Before any construction works involving a party wall can begin, the owner of the property undertaking the works must obtain the consent of all the adjoining owners. This is known as a Party Wall Agreement.
The alternative, if the neighbours do not consent, is to appoint a surveyor to prepare a Party Wall Award.
To get this process rolling, the property owner must serve their neighbours with a Party Wall Notice detailing the planned works.
It is possible to serve a Party Wall Notice yourself using the relevant forms. However it is beneficial to engage the services of a specialist party wall surveyor. Self-filing a Party Wall Notice, or using someone other than a regulated party wall surveyor, will often prove a false economy as there is the risk that the notice will be incorrectly issued.
A lot of self-filed notices can contain inaccuracies. This means they’ll need to be re-issued, costing the property owner in terms of both time and money.
A party wall surveyor is liable for any issues arising with any party wall documentation. They should also be accredited by the Royal Institute of Chartered Surveyors (RICS). They will therefore make certain that every aspect is thoroughly taken care of on your behalf. This will ensure that your building works run like clockwork.
Your party wall surveyor will also take time to answer your neighbours’ questions and put their minds at ease. This lessen the likelihood that they challenge the notice, making things more straightforward and less costly for you.
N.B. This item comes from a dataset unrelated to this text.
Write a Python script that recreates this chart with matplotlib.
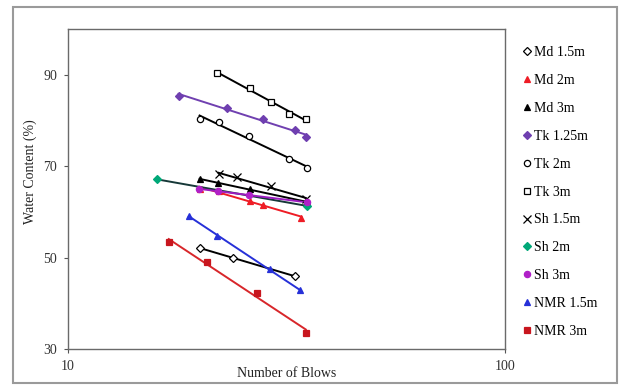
import numpy as np
import matplotlib
matplotlib.use('Agg')
import matplotlib.pyplot as plt
from matplotlib.patches import Rectangle

# blows / water content for each soil sample
md15_x = [20.0, 23.9, 33.1]
md15_y = [52.1, 49.9, 45.9]
md2_x = [20.0, 22.2, 26.1, 28.0, 34.2]
md2_y = [65.0, 64.6, 62.4, 61.5, 58.7]
md3_x = [20.0, 22.0, 26.1, 35.2]
md3_y = [67.1, 66.4, 65.0, 62.1]
tk125_x = [17.9, 23.1, 28.0, 33.1, 35.0]
tk125_y = [85.4, 82.8, 80.3, 77.8, 76.3]
tk2_x = [20.0, 22.2, 26.0, 32.1, 35.2]
tk2_y = [80.3, 79.6, 76.5, 71.5, 69.7]
tk3_x = [21.9, 26.1, 29.2, 32.1, 35.0]
tk3_y = [90.4, 87.1, 84.0, 81.4, 80.3]
sh15_x = [22.1, 24.3, 29.2, 35.0]
sh15_y = [68.2, 67.6, 65.7, 62.7]
sh2_x = [16.0, 35.2]
sh2_y = [67.1, 61.3]
sh3_x = [19.9, 22.0, 26.0, 35.2]
sh3_y = [65.0, 64.6, 63.6, 62.1]
nmr15_x = [18.9, 21.9, 29.0, 33.9]
nmr15_y = [59.1, 54.8, 47.5, 42.8]
nmr3_x = [17.0, 20.8, 27.0, 35.0]
nmr3_y = [53.4, 49.0, 42.2, 33.6]

labels = ['Md 1.5m', 'Md 2m', 'Md 3m', 'Tk 1.25m', 'Tk 2m', 'Tk 3m',
          'Sh 1.5m', 'Sh 2m', 'Sh 3m', 'NMR 1.5m', 'NMR 3m']
xs = [md15_x, md2_x, md3_x, tk125_x, tk2_x, tk3_x, sh15_x, sh2_x, sh3_x, nmr15_x, nmr3_x]
ys = [md15_y, md2_y, md3_y, tk125_y, tk2_y, tk3_y, sh15_y, sh2_y, sh3_y, nmr15_y, nmr3_y]

# marker, marker face, marker edge, trend line colour
styles = [
    ('D', 'white', 'black', 'black'),
    ('^', '#ee1c25', '#ee1c25', '#ee1c25'),
    ('^', 'black', 'black', 'black'),
    ('D', '#6f3fb0', '#6f3fb0', '#7040b0'),
    ('o', 'white', 'black', 'black'),
    ('s', 'white', 'black', 'black'),
    ('x', 'black', 'black', 'black'),
    ('D', '#00a878', '#00a878', '#163838'),
    ('o', '#b020c8', '#b020c8', '#9c1cc0'),
    ('^', '#2630d8', '#2630d8', '#2630d8'),
    ('s', '#c8161e', '#c8161e', '#d8262a'),
]

plt.rcParams['font.family'] = ['Liberation Serif', 'DejaVu Serif']

fig = plt.figure(figsize=(6.19, 3.86), dpi=100)
fig.patches.append(Rectangle((0.021, 0.008), 0.975, 0.974, transform=fig.transFigure,
                             fill=False, edgecolor='#9a9a9a', linewidth=1.5))
ax = fig.add_axes([0.1099, 0.0959, 0.706, 0.829])

handles = []
for x, y, lab, (m, fc, ec, lc) in zip(xs, ys, labels, styles):
    lx = np.log10(x)
    k, b = np.polyfit(lx, y, 1)
    xl = np.array([min(x), max(x)])
    ax.plot(xl, k * np.log10(xl) + b, color=lc, linewidth=1.4, zorder=2)
    ms = 5.5 if m == 'x' else 4.5
    h, = ax.plot(x, y, linestyle='none', marker=m, markersize=ms,
                 markerfacecolor=fc, markeredgecolor=ec, markeredgewidth=0.9,
                 label=lab, zorder=3)
    handles.append(h)

ax.set_xscale('log')
ax.set_xlim(10, 100)
ax.set_ylim(30, 100)
ax.set_yticks([30, 50, 70, 90])
ax.set_xticks([10, 100])
ax.set_xticklabels(['10', '100'])
ax.xaxis.set_minor_locator(matplotlib.ticker.NullLocator())
ax.tick_params(axis='both', direction='out', length=3, width=0.8, color='#555555',
               labelsize=10, labelcolor='#333333', pad=5)
for s in ax.spines.values():
    s.set_color('#6a6a6a')
    s.set_linewidth(1.0)

ax.set_xlabel('Number of Blows', fontsize=10, color='#222222', va='center')
ax.xaxis.set_label_coords(0.5, -0.078)
ax.set_ylabel('Water Content (%)', fontsize=10, color='#222222', va='center')
ax.yaxis.set_label_coords(-0.087, 0.553)

fig.legend(handles=handles, loc='upper left', bbox_to_anchor=(0.846, 0.88),
           frameon=False, fontsize=10, handlelength=0.5, handletextpad=0.25,
           labelspacing=1.07, borderaxespad=0, borderpad=0)

fig.savefig('out.png', dpi=100)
A property owner must provide two months’ written notice on building works affecting a party wall or boundary. For excavation works, it’s only one month.
You are well advised to appoint your party wall surveyor a good three months before the start date of your building works. This allows adequate time for all the required party wall matters to be finalised ahead of works getting started.
There is no need for planning permission to be in place to serve a Party Wall Notice. However it’s important to bear in mind that once the notice has been served, you will only have up to 12 months to commence works.
Once a Party Wall Notice has been served, an adjoining owner has fourteen days to respond. The potential outcomes are consent, or dissent.
Consent is when the neighbour gives their written approval (officially known as ‘assent’), with the agreement that the homeowner will resolve any issues that arise. This is the ‘Party Wall Agreement’.
It is good practice at this stage to take dated pictures of the party wall. Also make sure you make notes of any existing cracks or damage to neighbouring properties, which both parties acknowledge before the works begin.
Sometimes, the building owner carrying out the works may choose to appoint a surveyor to prepare a Schedule of Condition. This is a factual record of the condition of a property, detailing the affected parts of the adjoining property ahead of works commencing. It is beneficial in that it can minimise the risk of disputes arising down the line.
If the neighbour challenges the works, or if they fail to reply within the required 14 days of the Party Wall Notice being served, this is known as dissent, and a Party Wall Award will be required.
A Party Wall Award is a legal document which is put in place to protect the property and legal rights of both parties. It records the nature of the works, how and when they should be carried out, and how much will be paid. The Party Wall Award also includes the aforementioned Schedule of Condition, complete with photographs of the neighbouring property.
Whilst a Party Wall Award is a necessity in the case of dissent. It is also a voluntary option for building owners who wish to avoid future disagreements by having everything documented.
In order to prepare a Party Wall Award, it is necessary to appoint a party wall surveyor. One party wall surveyor can act for both parties. This will be down to the building owner to cover the costs.
The adjoining owner may elect to appoint their own independent party wall surveyor if they are looking for added reassurance. In most cases, the fees will again be the responsibility of the building owner.